Wheat Pete’s Word, April 24: SOS, spring ruts, dandelion control, salvaging beans, and P and K in straw

Every week should be soil week, but this week especially as we mark National Soil Conservation week. Wheat Pete’s Word host Peter Johnson challenges listeners to think differently about soil in this week’s edition — at a minimum, stay off the darn fields while they’re wet, and feed that soil some residue!

Also this week, the early-growing weeds are starting their sprint to flower, and seeing as we can’t get to the fields right away, now is the time to plan your attack. Listen for that, plus what you can do with overwintered soybeans and what straw is really worth.
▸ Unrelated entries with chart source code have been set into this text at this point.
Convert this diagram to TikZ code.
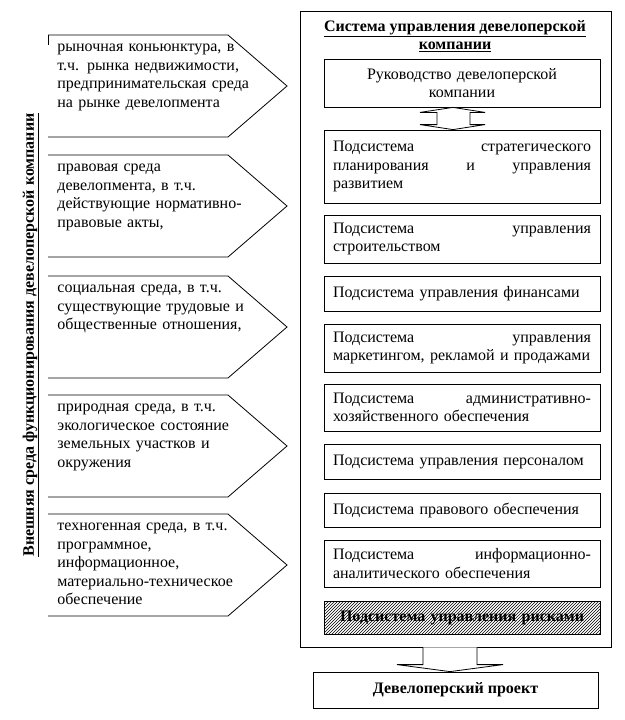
\documentclass[tikz,border=0pt]{standalone}
\usepackage{fontspec}
\setmainfont{Liberation Serif}
\usetikzlibrary{calc,patterns}

\begin{document}
\begin{tikzpicture}[x=1pt,y=-1pt,line width=0.8pt,font=\fontsize{16}{18.4}\selectfont]
    \useasboundingbox (0,0) rectangle (624,720);
    \tikzset{
      envtext/.style={anchor=north west,inner sep=0pt,text width=210pt,align=left},
      subbox/.style={draw,fill=white,text width=258pt,inner xsep=9pt,inner ysep=0pt,align=left},
      boldtext/.style={font=\fontsize{16}{18.4}\selectfont\bfseries}
    }
    % external environment
    \node (ext) [boldtext,rotate=90] at (31,335) {\underline{Внешняя среда функционирования девелоперской компании}};
    \foreach \t in {35,155,276,395,514}
      \draw (48,\t) -- (228,\t) -- (287,\t+51) -- (228,\t+102) -- (48,\t+102);
    \draw (48,35) -- (48,45);
    \node (env1) [envtext] at (57,44) {рыночная коньюнктура, в\\т.ч. рынка недвижимости,\\предпринимательская среда\\на рынке девелопмента};
    \node (env2) [envtext] at (57,164) {правовая среда\\девелопмента, в т.ч.\\действующие нормативно-\\правовые акты,};
    \node (env3) [envtext] at (57,285) {социальная среда, в т.ч.\\существующие трудовые и\\общественные отношения,};
    \node (env4) [envtext] at (57,404) {природная среда, в т.ч.\\экологическое состояние\\земельных участков и\\окружения};
    \node (env5) [envtext] at (57,523) {техногенная среда, в т.ч.\\программное,\\информационное,\\материально-техническое\\обеспечение};
    % management system
    \node (sys) [draw,minimum width=311pt,minimum height=636pt] at (455.5,329) {};
    \node (title) [boldtext,align=center] at (455,36) {\underline{Система управления девелоперской}\\\underline{компании}};
    \node (ruk) [subbox,align=center,minimum height=48pt] at (462,83) {Руководство девелоперской\\компании};
    \node (s1) [subbox,minimum height=73pt] at (462,166.5) {Подсистема \hfill стратегического\\планирования \hfill и \hfill управления\\развитием};
    \node (s2) [subbox,minimum height=48pt] at (462,239) {Подсистема \hfill управления\\строительством};
    \node (s3) [subbox,minimum height=35pt] at (462,293.5) {Подсистема управления финансами};
    \node (s4) [subbox,minimum height=48pt] at (462,348) {Подсистема \hfill управления\\маркетингом, рекламой и продажами};
    \node (s5) [subbox,minimum height=47pt] at (462,407.5) {Подсистема \hfill административно-\\хозяйственного обеспечения};
    \node (s6) [subbox,minimum height=35pt] at (462,461.5) {Подсистема управления персоналом};
    \node (s7) [subbox,minimum height=34pt] at (462,510) {Подсистема правового обеспечения};
    \node (s8) [subbox,minimum height=47pt] at (462,563.5) {Подсистема \hfill информационно-\\аналитического обеспечения};
    \node (s9) [subbox,pattern=north east lines,boldtext,align=center,minimum height=33pt] at (462,617.5) {Подсистема управления рисками};
    % two-way arrow
    \coordinate (ua) at ($(ruk.south)+(-9,0)$);
    \coordinate (ub) at ($(s1.north)+(-9,0)$);
    \draw[fill=white] (ua) -- ($(ua)+(32,5)$) -- ($(ua)+(17,5)$) -- ($(ub)+(17,-5)$) -- ($(ub)+(32,-5)$) -- (ub)
      -- ($(ub)+(-33,-5)$) -- ($(ub)+(-16,-5)$) -- ($(ua)+(-16,5)$) -- ($(ua)+(-33,5)$) -- cycle;
    % result
    \node (proj) [draw,boldtext,minimum width=285pt,minimum height=36pt] at (455.5,690) {Девелоперский проект};
    \coordinate (da) at ($(sys.south)+(-5.5,0)$);
    \coordinate (db) at ($(proj.north)+(-5.5,0)$);
    \draw[fill=white] ($(da)+(-27,0)$) -- ($(db)+(-27,-7)$) -- ($(db)+(-53,-7)$) -- (db)
      -- ($(db)+(53,-7)$) -- ($(db)+(27,-7)$) -- ($(da)+(27,0)$);
\end{tikzpicture}
\end{document}
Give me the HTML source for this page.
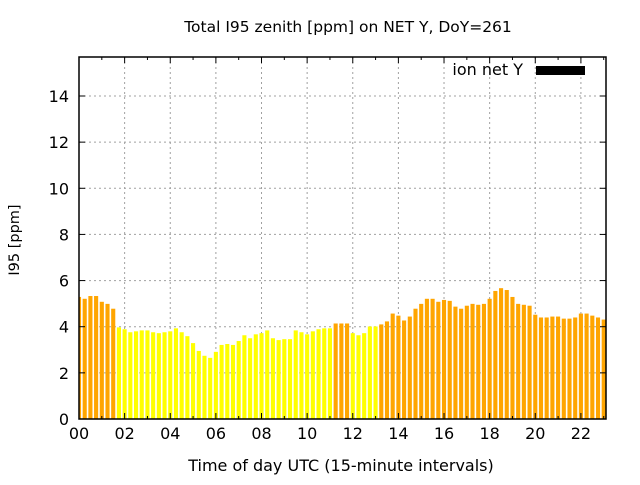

Have a question you’d like Johnson to address? Or some yield results to send in? Disagree with something he’s said? Leave him a message at 1-888-746-3311, send him a tweet (@wheatpete), or email him at [email protected].

Summary

  • It’s national soil conservation week/Earth week — every week should be soil week! Watch your fence row for wheat survival — if the wheat is doing well there, or better than the rest of the field it’s not wheat’s fault it’s not growing. You can improve drainage and organic matter. It was there before.
  • Building soil is for the long term, and necessary for a future. Challenge yourself to think long-term and change one thing
  • It’s damp…ok, it’s wet. 50-85 mm of rain over a few days in parts of Ontario has left fields wet. We’re seeing spring harvested corn, and that leaves huge ruts….wait a minute, you waited this long and now you’re going to make ruts? Compaction in the spring doesn’t have the winter to freeze/thaw. They’re worse now.
  • N on wheat, even on lighter ground left ruts, and that’s a head-scratcher, as nothing has been really starving. Be patient on getting on the field.
  • Soybeans left out over winter, do you bother harvesting them? They’re feed, at best.
  • Winter canola, Meghan Moran says the corp at Kent-Essex counties is staring to bolt.
  • Mid-November planted wheat in the Niagara peninsula is just starting to emerge. Why the difference? Growing points and soil temp, y’all. Air temp has been the advantage to the canola crop.
  • Colt’s foot is blooming, which means dandelion is next, and fleabane is coming on strong. Be ready, as dandelion gets real tough to kill once it flowers. Chickweed is in bloom, too. You need the proper coverage and rates or be disappointed with control (for fleabane especially — and watch for resistance)!
  • Dandelion pre-emerge in spring wheat? It’s a different mix than soybean burndown, remember. Because the spring wheat provides some competition. Glyphosate works, but you can add some others, too.
  • Crabgrass on sandy knolls out-competes the alfalfa in the establishment year. One farmer uses Prowl in establishment year and Poast in-crop the next year (alfalfa only) but…
  • Alert! Dr. Peter Sikkema has confirmed Group 1 resistance in some crabgrass types, some are totally resistant to Poast, somewhat resistant to Venture and Assure, but Select will give control.
  • Can I just count stems for making the call on winter wheat? Be cautious on translating advice from a far geographic region — climate conditions matter! Stems on fall tillers will almost always make a head, unlike some areas.
  • October wheat is tillering! September wheat is approaching growth stage 30, with high yield potential, Manipulator timing is growth stage 30 to 31, if you choose to use it, so pay attention.
  • 2 tillers on September wheat, 80 pounds of N, and then 3.25″ rain — is it gone? Not as likely, with our cool temps. It’ll grow, we haven’t had the heat yet. Be patient.
  • STRAW! One listener says on great soil, they get 8,000 pounds of straw on 120 bushel wheat….what a minute, that means you should be able to make more grain (unless you really want the straw, I guess). Variety plays a huge role, check out GoCereals.ca to compare.
  • Cut low, use a flex head, get that straw
  • How much is it worth? Page 113 of Ontario’s Agronomy Guide — P and K in a pound of straw .05/pound, as high as a penny a pound.